With Microsoft's Medprompt, GPT-4 outperforms specialized models in medical applications. The prompt has other applications as well.
OpenAI GPT-4 has shown in the past that it can answer medical questions with a high degree of accuracy using appropriate prompts. In many cases, however, the large language model still lagged behind specialized variants such as Med-PaLM-2.
In a new paper, a Microsoft team has now shown that GPT-4 achieves new benchmarks for medical questions, outperforming even specialized models. This leap is due to a new prompting strategy that combines different approaches and is transferable to other domains.
Microsoft's Medprompt combines three methods
The method, which they call "Medprompt," combines dynamic few-shot selection, self-generated chain-of-thought (CoT), and choice shuffle ensembling.
The three elements of Medprompt are
- Dynamic selection of examples: For each question, previously collected similar training examples are selected to provide context to the model.
- Self-generated Chain of Thought: The model independently generates a CoT prompt using previously automated CoT prompts from training data.
- Choice Shuffle Ensembling: Answer options are presented multiple times in different order to avoid bias due to the position of the options. The best answer is selected by majority vote from the multiple answers generated in this way.

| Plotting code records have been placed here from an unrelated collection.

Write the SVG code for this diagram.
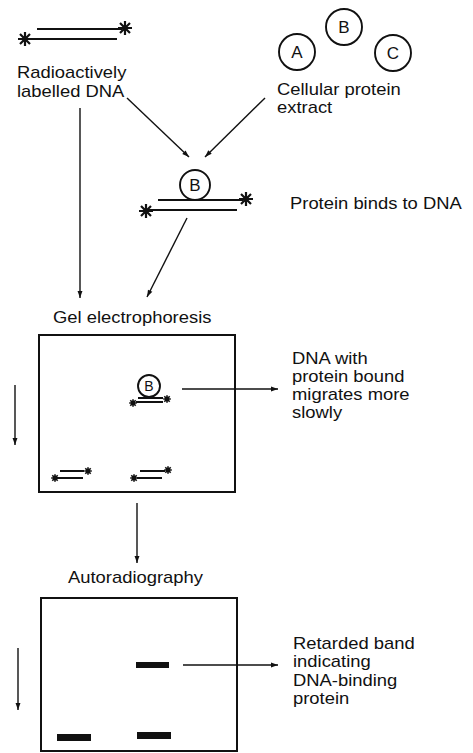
<svg xmlns="http://www.w3.org/2000/svg" width="473" height="753" viewBox="0 0 473 753">
<style>
text{font-family:"Liberation Sans",Arial,sans-serif;font-size:16px;fill:#111}
.lt{font-size:17px;text-anchor:middle}
.ln{stroke:#111;stroke-width:1.9;fill:none}
.bx{stroke:#111;stroke-width:2;fill:none}
.cn{stroke:#111;stroke-width:1.4;fill:none}
.band{fill:#111}
</style>
<defs>
<marker id="ah" viewBox="0 0 10 10" refX="10" refY="5" markerWidth="10" markerHeight="7" markerUnits="userSpaceOnUse" orient="auto">
<path d="M0,1.5 L10,5 L0,8.5 Z" fill="#111"/>
</marker>
<g id="star">
<path d="M-7,0H7M0,-7V7M-5,-5L5,5M-5,5L5,-5" stroke="#111" stroke-width="2.2"/>
<circle r="2.6" fill="#111"/>
</g>
<g id="sstar">
<path d="M-3.8,0H3.8M0,-3.8V3.8M-2.7,-2.7L2.7,2.7M-2.7,2.7L2.7,-2.7" stroke="#111" stroke-width="1.6"/>
<circle r="2.2" fill="#111"/>
</g>
</defs>

<g id="labelled-dna">
<path class="ln" d="M37,29H122M30,39H117"/>
<use href="#star" x="125" y="28"/>
<use href="#star" x="25" y="39"/>
<text transform="translate(17,78) scale(1.15,1)">Radioactively</text>
<text transform="translate(17,97) scale(1.15,1)">labelled DNA</text>
</g>

<g id="protein-extract">
<circle class="ln" cx="297" cy="52" r="18"/>
<text class="lt" x="297" y="58">A</text>
<circle class="ln" cx="344" cy="27" r="18"/>
<text class="lt" x="344" y="33">B</text>
<circle class="ln" cx="393" cy="53" r="18"/>
<text class="lt" x="393" y="59">C</text>
<text transform="translate(277,95) scale(1.15,1)">Cellular protein</text>
<text transform="translate(277,113) scale(1.15,1)">extract</text>
</g>

<g id="complex">
<circle class="ln" cx="195" cy="185" r="15"/>
<text class="lt" x="195" y="191">B</text>
<path class="ln" d="M158,200H243M148,210H237"/>
<use href="#star" x="246" y="199"/>
<use href="#star" x="146" y="211"/>
<text transform="translate(290,209) scale(1.15,1)">Protein binds to DNA</text>
</g>

<g id="gel">
<text transform="translate(53,323) scale(1.15,1)">Gel electrophoresis</text>
<rect class="bx" x="39" y="335" width="196" height="157"/>
<circle class="ln" cx="149" cy="386" r="11" stroke-width="1.5"/>
<text class="lt" x="149" y="391" style="font-size:14px">B</text>
<path class="ln" d="M138,398H163M136,402H163" stroke-width="1.3"/>
<use href="#sstar" x="167" y="399"/>
<use href="#sstar" x="133" y="403"/>
<path class="ln" d="M60,471H84M57,478H83M140,471H165M137,478H162" stroke-width="1.3"/>
<use href="#sstar" x="88" y="471"/>
<use href="#sstar" x="55" y="478"/>
<use href="#sstar" x="168" y="470"/>
<use href="#sstar" x="134" y="478"/>
<text transform="translate(292,364) scale(1.15,1)">DNA with</text>
<text transform="translate(292,382) scale(1.15,1)">protein bound</text>
<text transform="translate(292,400) scale(1.15,1)">migrates more</text>
<text transform="translate(292,418) scale(1.15,1)">slowly</text>
</g>

<g id="autoradiography">
<text transform="translate(68,583) scale(1.15,1)">Autoradiography</text>
<rect class="bx" x="41" y="598" width="196" height="153"/>
<rect class="band" x="136" y="662" width="33" height="6"/>
<rect class="band" x="57" y="734" width="34" height="7"/>
<rect class="band" x="137" y="732" width="34" height="7"/>
<text transform="translate(293,649) scale(1.15,1)">Retarded band</text>
<text transform="translate(293,667) scale(1.15,1)">indicating</text>
<text transform="translate(293,686) scale(1.15,1)">DNA-binding</text>
<text transform="translate(293,704) scale(1.15,1)">protein</text>
</g>

<g id="connectors">
<path class="cn" d="M80,108V298" marker-end="url(#ah)"/>
<path class="cn" d="M127,98L189,157" marker-end="url(#ah)"/>
<path class="cn" d="M265,98L205,157" marker-end="url(#ah)"/>
<path class="cn" d="M187,218L147,297" marker-end="url(#ah)"/>
<path class="cn" d="M182,389H278" marker-end="url(#ah)"/>
<path class="cn" d="M15,385V445" marker-end="url(#ah)"/>
<path class="cn" d="M137,503V563" marker-end="url(#ah)"/>
<path class="cn" d="M183,665H278" marker-end="url(#ah)"/>
<path class="cn" d="M18,648V710" marker-end="url(#ah)"/>
</g>
</svg>
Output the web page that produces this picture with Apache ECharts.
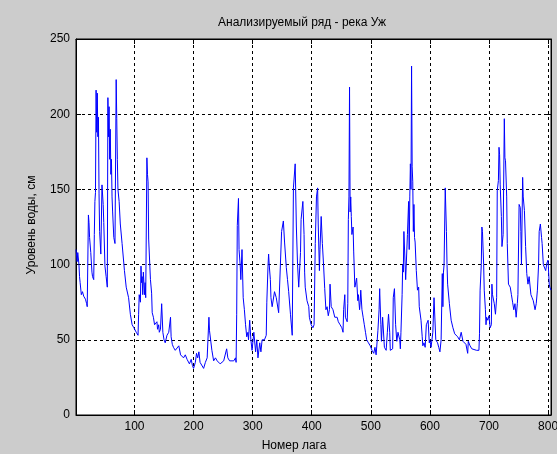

The previously created training examples, which contain questions and answers as well as CoT prompts that led to correct answers, are also automatically generated from benchmarks using GPT-4 and an embedding model. The embeddings are used in the inference phase to find similar examples for the new questions.
Medprompt achieves new state-of-the-art in medical benchmarks
With Medprompt, the team was able to achieve a GPT-4 hit rate of over 90% on the MedQA dataset for the first time, and the best-reported results on all nine benchmark datasets in the MultiMedQA suite. Further improvements were achieved by increasing the number of few-shot exemplars and the number of ensemble steps.
However, the researchers point out that the good performance of GPT-4 with Medprompt in benchmarks does not directly reflect the effectiveness of the model and methods in the real world.
Medprompt also shows improvements in other areas
The developed prompt is transferable to other applications because it does not require expert knowledge and manual prompt design, as in the Few-Shot examples or the Chain-of-Thought prompt. The team conducted several tests in areas of the MMLU benchmark, such as professional law, professional accounting, philosophy, or professional psychology. In all areas, Medprompt showed an average improvement of 7.3 percent.
The team sees these results as a clear indication that the framework on which Medprompt is based can be generalized to other domains and applications beyond multiple-choice questions.
All implementation details can be found in the paper.